#### DATA LINES:
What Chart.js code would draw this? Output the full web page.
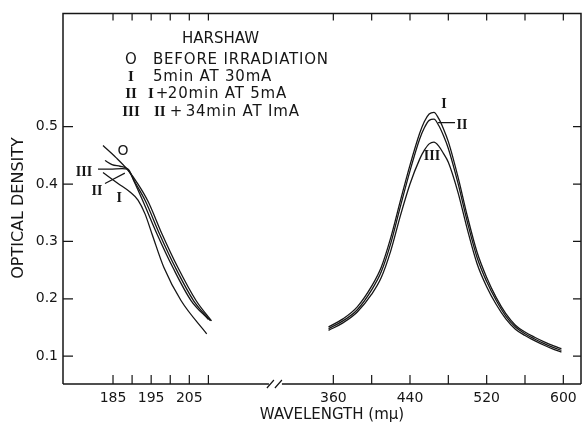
<!DOCTYPE html>
<html>
<head>
<meta charset="utf-8">
<script src="https://cdn.jsdelivr.net/npm/chart.js@4/dist/chart.umd.min.js"></script>
<style>
  html, body { margin: 0; padding: 0; background: #fff; }
  #wrap { width: 583px; height: 423px; }
</style>
</head>
<body>
<div id="wrap"><canvas id="odChart"></canvas></div>
<script>
// --- datos: longitud de onda (mμ) y densidad óptica ---
// banda UV (lado izquierdo del eje cortado)
const uvWlO   = [182.38, 185.79, 188.93, 191.55, 194.17, 197.84, 202.04, 206.76, 210.82];
const uvOdO   = [0.467, 0.446, 0.424, 0.400, 0.370, 0.313, 0.254, 0.197, 0.1615];
const uvWlI   = [182.38, 186.31, 189.46, 191.55, 193.39, 195.22, 198.37, 202.82, 209.56];
const uvOdI   = [0.420, 0.401, 0.386, 0.372, 0.348, 0.313, 0.254, 0.197, 0.139];
const uvWlII  = [182.9, 184.74, 186.83, 188.67, 191.03, 193.52, 197.19, 201.38, 206.1, 210.56];
const uvOdII  = [0.441, 0.434, 0.431, 0.427, 0.400, 0.370, 0.313, 0.254, 0.197, 0.1615];
const uvWlIII = [181.07, 184.21, 187.36, 188.93, 190.5, 192.86, 196.53, 200.73, 205.45, 210.03];
const uvOdIII = [0.426, 0.426, 0.427, 0.426, 0.405, 0.370, 0.313, 0.254, 0.197, 0.164];

// banda visible (lado derecho)
const visWl    = [355, 370, 385, 400, 410, 420, 430, 440, 450, 455, 460, 465, 470, 475, 480, 490, 500, 510, 520, 530, 540, 550, 560, 570, 580, 590, 598];
const visOdI   = [0.151, 0.165, 0.186, 0.222, 0.255, 0.307, 0.371, 0.433, 0.488, 0.509, 0.522, 0.525, 0.514, 0.496, 0.474, 0.413, 0.343, 0.281, 0.237, 0.202, 0.174, 0.154, 0.142, 0.133, 0.125, 0.118, 0.113];
const visOdII  = [0.148, 0.1615, 0.181, 0.2155, 0.247, 0.297, 0.361, 0.423, 0.478, 0.498, 0.511, 0.513, 0.502, 0.484, 0.462, 0.402, 0.333, 0.272, 0.230, 0.197, 0.170, 0.151, 0.139, 0.130, 0.122, 0.115, 0.110];
const visOdIII = [0.145, 0.158, 0.177, 0.208, 0.237, 0.284, 0.345, 0.400, 0.443, 0.459, 0.470, 0.473, 0.466, 0.453, 0.438, 0.386, 0.320, 0.261, 0.221, 0.190, 0.165, 0.147, 0.136, 0.127, 0.119, 0.112, 0.107];

// ejes
const xTickWl     = [185, 190, 195, 200, 205, 210, 360, 400, 440, 480, 520, 560, 600];
const xTickLabels = ['185', '', '195', '', '205', '', '360', '', '440', '', '520', '', '600'];
const yTicks      = [0.1, 0.2, 0.3, 0.4, 0.5];

const legendRows = [
    { num: 'O',   text: 'BEFORE IRRADIATION' },
    { num: 'I',   text: '5min AT 30mA' },
    { num: 'II',  text: 'I+20min AT 5mA' },
    { num: 'III', text: 'II + 34min AT ImA' }
];

// etiquetas de las curvas (en unidades de datos)
const curveLabels = [
    { text: 'O',   wl: 187.6, od: 0.457 },
    { text: 'III', wl: 177.4, od: 0.420 },
    { text: 'II',  wl: 180.8, od: 0.387 },
    { text: 'I',   wl: 186.6, od: 0.375 },
    { text: 'I',   wl: 475.5, od: 0.538 },
    { text: 'II',  wl: 494.3, od: 0.503 },
    { text: 'III', wl: 463.0, od: 0.448 }
];
const leaders = [
    [[182.9, 0.401], [188.1, 0.419]],
    [[469.3, 0.507], [487.0, 0.507]]
];

// eje x cortado: el tramo visible se comprime 1:4 respecto al UV
const toU = w => (w < 300 ? w : 242.75 + (w - 360) * 0.2512);
const uMin = 171.89, uMax = 307.67, breakU = 227.7;
const yMin = 0.0515, yMax = 0.6974;

const ink = '#161616';
const sans = "'DejaVu Sans', sans-serif";
const serif = "'Liberation Serif', serif";
const toPts = (wl, od) => wl.map((w, i) => ({ x: toU(w), y: od[i] }));

const series = [
    toPts(uvWlO, uvOdO), toPts(uvWlI, uvOdI), toPts(uvWlII, uvOdII), toPts(uvWlIII, uvOdIII),
    toPts(visWl, visOdI), toPts(visWl, visOdII), toPts(visWl, visOdIII)
];

const isRoman = s => /^I+$/.test(s);

const framePlugin = {
    id: 'frame',
    afterDraw(chart) {
        const { ctx, chartArea: a, scales: { x, y } } = chart;
        ctx.save();
        ctx.strokeStyle = ink;
        ctx.lineWidth = 1.5;
        const bx = x.getPixelForValue(breakU);
        ctx.beginPath();
        ctx.moveTo(a.left, a.bottom);
        ctx.lineTo(a.left, a.top);
        ctx.lineTo(a.right, a.top);
        ctx.lineTo(a.right, a.bottom);
        ctx.moveTo(a.left, a.bottom);
        ctx.lineTo(bx - 7, a.bottom);
        ctx.moveTo(bx + 6, a.bottom);
        ctx.lineTo(a.right, a.bottom);
        ctx.stroke();

        ctx.lineWidth = 1.2;
        ctx.beginPath();
        ctx.moveTo(bx - 9, a.bottom + 4); ctx.lineTo(bx - 2, a.bottom - 4);
        ctx.moveTo(bx - 1, a.bottom + 4); ctx.lineTo(bx + 6, a.bottom - 4);
        // marcas hacia dentro
        x.ticks.forEach(t => {
            const px = x.getPixelForValue(t.value);
            ctx.moveTo(px, a.bottom); ctx.lineTo(px, a.bottom - 9);
            ctx.moveTo(px, a.top); ctx.lineTo(px, a.top + 7);
        });
        y.ticks.forEach(t => {
            const py = y.getPixelForValue(t.value);
            ctx.moveTo(a.left, py); ctx.lineTo(a.left + 10, py);
            ctx.moveTo(a.right, py); ctx.lineTo(a.right - 8, py);
        });
        leaders.forEach(([p, q]) => {
            ctx.moveTo(x.getPixelForValue(toU(p[0])), y.getPixelForValue(p[1]));
            ctx.lineTo(x.getPixelForValue(toU(q[0])), y.getPixelForValue(q[1]));
        });
        ctx.stroke();

        ctx.fillStyle = ink;
        ctx.textBaseline = 'middle';
        ctx.textAlign = 'center';
        curveLabels.forEach(l => {
            ctx.font = isRoman(l.text) ? 'bold 14px ' + serif : '14px ' + sans;
            ctx.fillText(l.text, x.getPixelForValue(toU(l.wl)), y.getPixelForValue(l.od));
        });

        // leyenda
        ctx.textAlign = 'left';
        ctx.font = '15px ' + sans;
        ctx.fillText('HARSHAW', 182, 39);
        const rowY = [60, 77, 94, 112];
        legendRows.forEach((r, i) => {
            ctx.letterSpacing = '0px';
            ctx.textAlign = 'center';
            ctx.font = isRoman(r.num) ? 'bold 15px ' + serif : '15px ' + sans;
            ctx.fillText(r.num, 131, rowY[i]);
            ctx.textAlign = 'left';
            const m = r.text.match(/^(I+)(\s*\+)(.*)$/);
            if (m) {
                const long = m[1].length > 1;
                const x0 = long ? 154 : 148;
                ctx.font = 'bold 15px ' + serif;
                ctx.fillText(m[1], x0, rowY[i]);
                const w = ctx.measureText(m[1]).width;
                ctx.font = '15px ' + sans;
                const px = x0 + w + (long ? 4 : 2);
                ctx.fillText('+', px, rowY[i]);
                ctx.letterSpacing = '0.8px';
                ctx.fillText(m[3].trim(), px + (long ? 16 : 12), rowY[i]);
            } else {
                ctx.font = '15px ' + sans;
                ctx.letterSpacing = '0.8px';
                ctx.fillText(r.text, 153, rowY[i]);
            }
        });
        ctx.letterSpacing = '0px';

        // títulos de ejes
        ctx.textAlign = 'center';
        ctx.font = '15px ' + sans;
        ctx.fillText('WAVELENGTH (mμ)', 332, 415);
        ctx.translate(19, 208);
        ctx.rotate(-Math.PI / 2);
        ctx.font = '16px ' + sans;
        ctx.fillText('OPTICAL DENSITY', 0, 0);
        ctx.restore();
    }
};

const ctx = document.getElementById('odChart').getContext('2d');
new Chart(ctx, {
    type: 'line',
    data: {
        datasets: series.map(pts => ({
            data: pts,
            borderColor: ink,
            borderWidth: 1.3,
            pointRadius: 0,
            fill: false,
            cubicInterpolationMode: 'monotone'
        }))
    },
    options: {
        responsive: true,
        maintainAspectRatio: false,
        animation: false,
        layout: { padding: { top: 11, right: 2, left: 0, bottom: 0 } },
        plugins: {
            legend: { display: false },
            tooltip: { enabled: false }
        },
        scales: {
            x: {
                type: 'linear',
                min: uMin,
                max: uMax,
                afterBuildTicks: s => { s.ticks = xTickWl.map(w => ({ value: toU(w) })); },
                afterFit: s => { s.height = 39; },
                grid: { display: false, drawTicks: false },
                border: { display: false },
                ticks: {
                    autoSkip: false,
                    maxRotation: 0,
                    padding: 6,
                    color: ink,
                    font: { family: sans, size: 14 },
                    callback: (v, i) => xTickLabels[i]
                }
            },
            y: {
                min: yMin,
                max: yMax,
                afterBuildTicks: s => { s.ticks = yTicks.map(v => ({ value: v })); },
                afterFit: s => { s.width = 63; },
                grid: { display: false, drawTicks: false },
                border: { display: false },
                ticks: {
                    padding: 5,
                    color: ink,
                    font: { family: sans, size: 14 },
                    callback: v => v.toFixed(1)
                }
            }
        }
    },
    plugins: [framePlugin]
});
</script>
</body>
</html>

#### AIM OF THE TASK:
Omit the pictures, then repeat exactly each line from the beginning of the listing through the line with "0.119, 0.112, 0.107];".

#### RESULT OF THIS TASK:
What Chart.js code would draw this? Output the full web page.
<!DOCTYPE html>
<html>
<head>
<meta charset="utf-8">
<script src="https://cdn.jsdelivr.net/npm/chart.js@4/dist/chart.umd.min.js"></script>
<style>
  html, body { margin: 0; padding: 0; background: #fff; }
  #wrap { width: 583px; height: 423px; }
</style>
</head>
<body>
<div id="wrap"><canvas id="odChart"></canvas></div>
<script>
// --- datos: longitud de onda (mμ) y densidad óptica ---
// banda UV (lado izquierdo del eje cortado)
const uvWlO   = [182.38, 185.79, 188.93, 191.55, 194.17, 197.84, 202.04, 206.76, 210.82];
const uvOdO   = [0.467, 0.446, 0.424, 0.400, 0.370, 0.313, 0.254, 0.197, 0.1615];
const uvWlI   = [182.38, 186.31, 189.46, 191.55, 193.39, 195.22, 198.37, 202.82, 209.56];
const uvOdI   = [0.420, 0.401, 0.386, 0.372, 0.348, 0.313, 0.254, 0.197, 0.139];
const uvWlII  = [182.9, 184.74, 186.83, 188.67, 191.03, 193.52, 197.19, 201.38, 206.1, 210.56];
const uvOdII  = [0.441, 0.434, 0.431, 0.427, 0.400, 0.370, 0.313, 0.254, 0.197, 0.1615];
const uvWlIII = [181.07, 184.21, 187.36, 188.93, 190.5, 192.86, 196.53, 200.73, 205.45, 210.03];
const uvOdIII = [0.426, 0.426, 0.427, 0.426, 0.405, 0.370, 0.313, 0.254, 0.197, 0.164];

// banda visible (lado derecho)
const visWl    = [355, 370, 385, 400, 410, 420, 430, 440, 450, 455, 460, 465, 470, 475, 480, 490, 500, 510, 520, 530, 540, 550, 560, 570, 580, 590, 598];
const visOdI   = [0.151, 0.165, 0.186, 0.222, 0.255, 0.307, 0.371, 0.433, 0.488, 0.509, 0.522, 0.525, 0.514, 0.496, 0.474, 0.413, 0.343, 0.281, 0.237, 0.202, 0.174, 0.154, 0.142, 0.133, 0.125, 0.118, 0.113];
const visOdII  = [0.148, 0.1615, 0.181, 0.2155, 0.247, 0.297, 0.361, 0.423, 0.478, 0.498, 0.511, 0.513, 0.502, 0.484, 0.462, 0.402, 0.333, 0.272, 0.230, 0.197, 0.170, 0.151, 0.139, 0.130, 0.122, 0.115, 0.110];
const visOdIII = [0.145, 0.158, 0.177, 0.208, 0.237, 0.284, 0.345, 0.400, 0.443, 0.459, 0.470, 0.473, 0.466, 0.453, 0.438, 0.386, 0.320, 0.261, 0.221, 0.190, 0.165, 0.147, 0.136, 0.127, 0.119, 0.112, 0.107];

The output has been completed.